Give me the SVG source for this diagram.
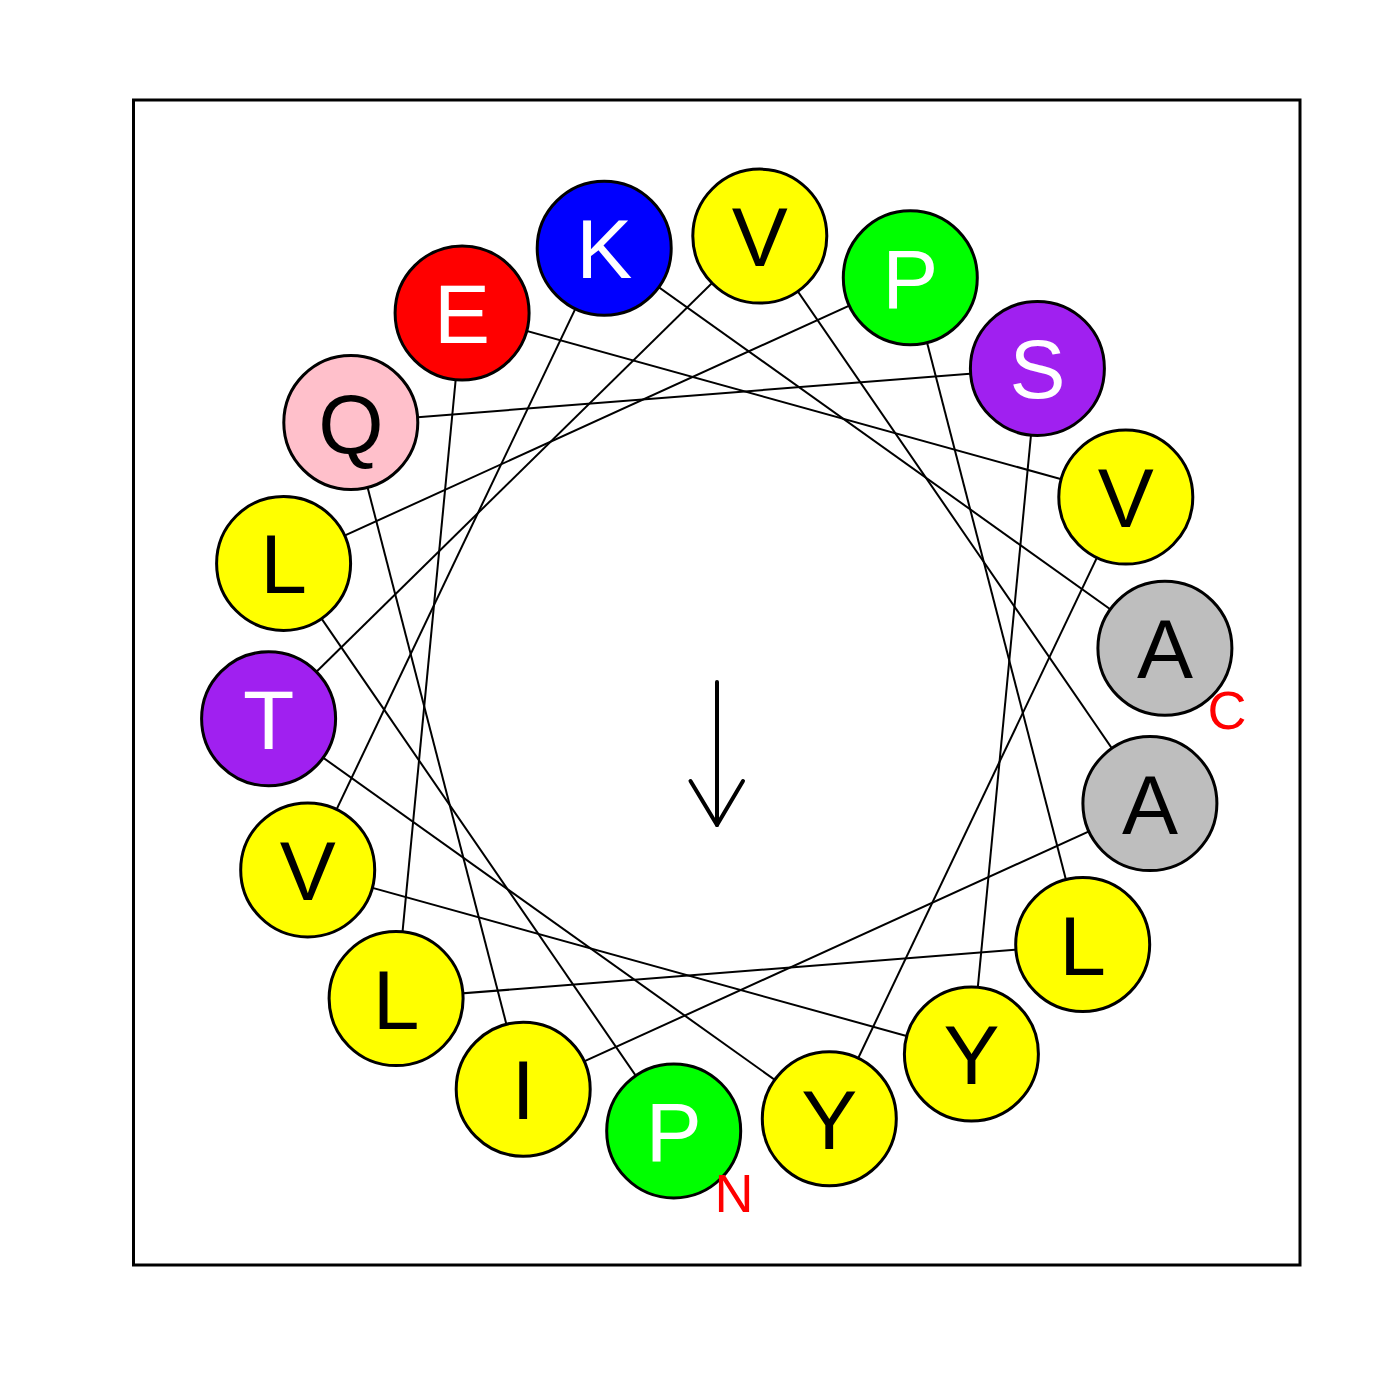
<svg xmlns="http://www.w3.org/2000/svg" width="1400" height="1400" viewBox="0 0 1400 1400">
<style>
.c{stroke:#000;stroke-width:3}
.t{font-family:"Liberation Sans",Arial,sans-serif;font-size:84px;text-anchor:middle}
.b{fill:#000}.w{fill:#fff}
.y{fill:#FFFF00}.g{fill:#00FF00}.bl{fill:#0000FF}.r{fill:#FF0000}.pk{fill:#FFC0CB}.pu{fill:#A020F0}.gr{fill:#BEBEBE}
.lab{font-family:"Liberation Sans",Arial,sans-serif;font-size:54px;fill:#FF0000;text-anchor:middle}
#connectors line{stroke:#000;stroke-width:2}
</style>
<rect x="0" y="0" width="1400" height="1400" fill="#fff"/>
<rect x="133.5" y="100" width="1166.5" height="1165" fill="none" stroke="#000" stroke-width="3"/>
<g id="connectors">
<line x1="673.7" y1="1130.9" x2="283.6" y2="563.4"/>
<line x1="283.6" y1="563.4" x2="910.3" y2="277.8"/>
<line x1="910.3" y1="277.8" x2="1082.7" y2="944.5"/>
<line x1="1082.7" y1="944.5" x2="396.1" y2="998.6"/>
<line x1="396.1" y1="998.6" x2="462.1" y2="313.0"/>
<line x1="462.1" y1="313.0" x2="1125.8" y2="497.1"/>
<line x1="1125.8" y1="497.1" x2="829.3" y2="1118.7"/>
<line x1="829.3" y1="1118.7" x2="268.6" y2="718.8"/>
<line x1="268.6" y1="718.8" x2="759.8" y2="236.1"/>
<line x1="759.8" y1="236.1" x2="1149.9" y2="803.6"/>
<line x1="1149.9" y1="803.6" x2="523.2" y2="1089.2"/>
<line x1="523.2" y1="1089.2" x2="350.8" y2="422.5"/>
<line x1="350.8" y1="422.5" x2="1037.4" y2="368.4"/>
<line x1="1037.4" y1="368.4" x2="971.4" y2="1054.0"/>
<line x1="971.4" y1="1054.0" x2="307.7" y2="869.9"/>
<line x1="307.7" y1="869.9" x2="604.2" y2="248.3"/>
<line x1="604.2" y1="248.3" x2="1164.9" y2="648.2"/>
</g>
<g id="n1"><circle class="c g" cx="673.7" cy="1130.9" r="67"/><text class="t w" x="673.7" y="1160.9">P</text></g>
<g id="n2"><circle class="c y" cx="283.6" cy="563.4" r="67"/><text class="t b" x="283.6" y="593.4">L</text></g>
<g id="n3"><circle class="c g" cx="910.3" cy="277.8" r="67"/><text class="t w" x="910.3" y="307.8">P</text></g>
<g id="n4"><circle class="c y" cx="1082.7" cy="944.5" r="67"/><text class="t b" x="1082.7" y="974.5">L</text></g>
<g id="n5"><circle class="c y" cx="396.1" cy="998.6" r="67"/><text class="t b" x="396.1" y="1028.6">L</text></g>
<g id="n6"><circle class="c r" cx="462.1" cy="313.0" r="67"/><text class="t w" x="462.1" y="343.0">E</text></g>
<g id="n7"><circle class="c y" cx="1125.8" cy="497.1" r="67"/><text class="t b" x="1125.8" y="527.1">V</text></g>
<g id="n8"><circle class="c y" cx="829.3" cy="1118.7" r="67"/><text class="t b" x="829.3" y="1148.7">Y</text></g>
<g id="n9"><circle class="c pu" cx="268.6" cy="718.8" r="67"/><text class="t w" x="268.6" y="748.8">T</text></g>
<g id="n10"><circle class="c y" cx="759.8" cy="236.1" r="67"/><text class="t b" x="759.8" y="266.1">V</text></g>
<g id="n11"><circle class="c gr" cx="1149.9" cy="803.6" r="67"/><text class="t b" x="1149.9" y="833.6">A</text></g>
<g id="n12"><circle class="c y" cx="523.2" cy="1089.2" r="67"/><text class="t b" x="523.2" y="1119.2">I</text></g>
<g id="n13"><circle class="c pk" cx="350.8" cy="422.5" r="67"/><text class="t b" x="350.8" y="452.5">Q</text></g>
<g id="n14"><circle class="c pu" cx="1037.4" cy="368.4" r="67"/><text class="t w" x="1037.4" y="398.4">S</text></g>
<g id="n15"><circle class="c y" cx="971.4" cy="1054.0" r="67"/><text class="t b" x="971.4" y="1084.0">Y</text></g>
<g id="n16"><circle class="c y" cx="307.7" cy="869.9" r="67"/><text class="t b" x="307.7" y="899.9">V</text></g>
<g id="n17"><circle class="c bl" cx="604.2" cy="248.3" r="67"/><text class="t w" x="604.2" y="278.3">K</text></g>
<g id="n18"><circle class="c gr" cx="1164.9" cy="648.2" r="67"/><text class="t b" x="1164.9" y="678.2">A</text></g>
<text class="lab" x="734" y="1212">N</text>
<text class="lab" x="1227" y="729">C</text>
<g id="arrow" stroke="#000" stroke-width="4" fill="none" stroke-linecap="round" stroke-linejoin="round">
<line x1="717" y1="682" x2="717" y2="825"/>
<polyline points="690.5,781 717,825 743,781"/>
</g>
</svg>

-----

Would you set down the listing exactly, omitting pictures?

## [Exercise response]
Give me the SVG source for this diagram.
<svg xmlns="http://www.w3.org/2000/svg" width="1400" height="1400" viewBox="0 0 1400 1400">
<style>
.c{stroke:#000;stroke-width:3}
.t{font-family:"Liberation Sans",Arial,sans-serif;font-size:84px;text-anchor:middle}
.b{fill:#000}.w{fill:#fff}
.y{fill:#FFFF00}.g{fill:#00FF00}.bl{fill:#0000FF}.r{fill:#FF0000}.pk{fill:#FFC0CB}.pu{fill:#A020F0}.gr{fill:#BEBEBE}
.lab{font-family:"Liberation Sans",Arial,sans-serif;font-size:54px;fill:#FF0000;text-anchor:middle}
#connectors line{stroke:#000;stroke-width:2}
</style>
<rect x="0" y="0" width="1400" height="1400" fill="#fff"/>
<rect x="133.5" y="100" width="1166.5" height="1165" fill="none" stroke="#000" stroke-width="3"/>
<g id="connectors">
<line x1="673.7" y1="1130.9" x2="283.6" y2="563.4"/>
<line x1="283.6" y1="563.4" x2="910.3" y2="277.8"/>
<line x1="910.3" y1="277.8" x2="1082.7" y2="944.5"/>
<line x1="1082.7" y1="944.5" x2="396.1" y2="998.6"/>
<line x1="396.1" y1="998.6" x2="462.1" y2="313.0"/>
<line x1="462.1" y1="313.0" x2="1125.8" y2="497.1"/>
<line x1="1125.8" y1="497.1" x2="829.3" y2="1118.7"/>
<line x1="829.3" y1="1118.7" x2="268.6" y2="718.8"/>
<line x1="268.6" y1="718.8" x2="759.8" y2="236.1"/>
<line x1="759.8" y1="236.1" x2="1149.9" y2="803.6"/>
<line x1="1149.9" y1="803.6" x2="523.2" y2="1089.2"/>
<line x1="523.2" y1="1089.2" x2="350.8" y2="422.5"/>
<line x1="350.8" y1="422.5" x2="1037.4" y2="368.4"/>
<line x1="1037.4" y1="368.4" x2="971.4" y2="1054.0"/>
<line x1="971.4" y1="1054.0" x2="307.7" y2="869.9"/>
<line x1="307.7" y1="869.9" x2="604.2" y2="248.3"/>
<line x1="604.2" y1="248.3" x2="1164.9" y2="648.2"/>
</g>
<g id="n1"><circle class="c g" cx="673.7" cy="1130.9" r="67"/><text class="t w" x="673.7" y="1160.9">P</text></g>
<g id="n2"><circle class="c y" cx="283.6" cy="563.4" r="67"/><text class="t b" x="283.6" y="593.4">L</text></g>
<g id="n3"><circle class="c g" cx="910.3" cy="277.8" r="67"/><text class="t w" x="910.3" y="307.8">P</text></g>
<g id="n4"><circle class="c y" cx="1082.7" cy="944.5" r="67"/><text class="t b" x="1082.7" y="974.5">L</text></g>
<g id="n5"><circle class="c y" cx="396.1" cy="998.6" r="67"/><text class="t b" x="396.1" y="1028.6">L</text></g>
<g id="n6"><circle class="c r" cx="462.1" cy="313.0" r="67"/><text class="t w" x="462.1" y="343.0">E</text></g>
<g id="n7"><circle class="c y" cx="1125.8" cy="497.1" r="67"/><text class="t b" x="1125.8" y="527.1">V</text></g>
<g id="n8"><circle class="c y" cx="829.3" cy="1118.7" r="67"/><text class="t b" x="829.3" y="1148.7">Y</text></g>
<g id="n9"><circle class="c pu" cx="268.6" cy="718.8" r="67"/><text class="t w" x="268.6" y="748.8">T</text></g>
<g id="n10"><circle class="c y" cx="759.8" cy="236.1" r="67"/><text class="t b" x="759.8" y="266.1">V</text></g>
<g id="n11"><circle class="c gr" cx="1149.9" cy="803.6" r="67"/><text class="t b" x="1149.9" y="833.6">A</text></g>
<g id="n12"><circle class="c y" cx="523.2" cy="1089.2" r="67"/><text class="t b" x="523.2" y="1119.2">I</text></g>
<g id="n13"><circle class="c pk" cx="350.8" cy="422.5" r="67"/><text class="t b" x="350.8" y="452.5">Q</text></g>
<g id="n14"><circle class="c pu" cx="1037.4" cy="368.4" r="67"/><text class="t w" x="1037.4" y="398.4">S</text></g>
<g id="n15"><circle class="c y" cx="971.4" cy="1054.0" r="67"/><text class="t b" x="971.4" y="1084.0">Y</text></g>
<g id="n16"><circle class="c y" cx="307.7" cy="869.9" r="67"/><text class="t b" x="307.7" y="899.9">V</text></g>
<g id="n17"><circle class="c bl" cx="604.2" cy="248.3" r="67"/><text class="t w" x="604.2" y="278.3">K</text></g>
<g id="n18"><circle class="c gr" cx="1164.9" cy="648.2" r="67"/><text class="t b" x="1164.9" y="678.2">A</text></g>
<text class="lab" x="734" y="1212">N</text>
<text class="lab" x="1227" y="729">C</text>
<g id="arrow" stroke="#000" stroke-width="4" fill="none" stroke-linecap="round" stroke-linejoin="round">
<line x1="717" y1="682" x2="717" y2="825"/>
<polyline points="690.5,781 717,825 743,781"/>
</g>
</svg>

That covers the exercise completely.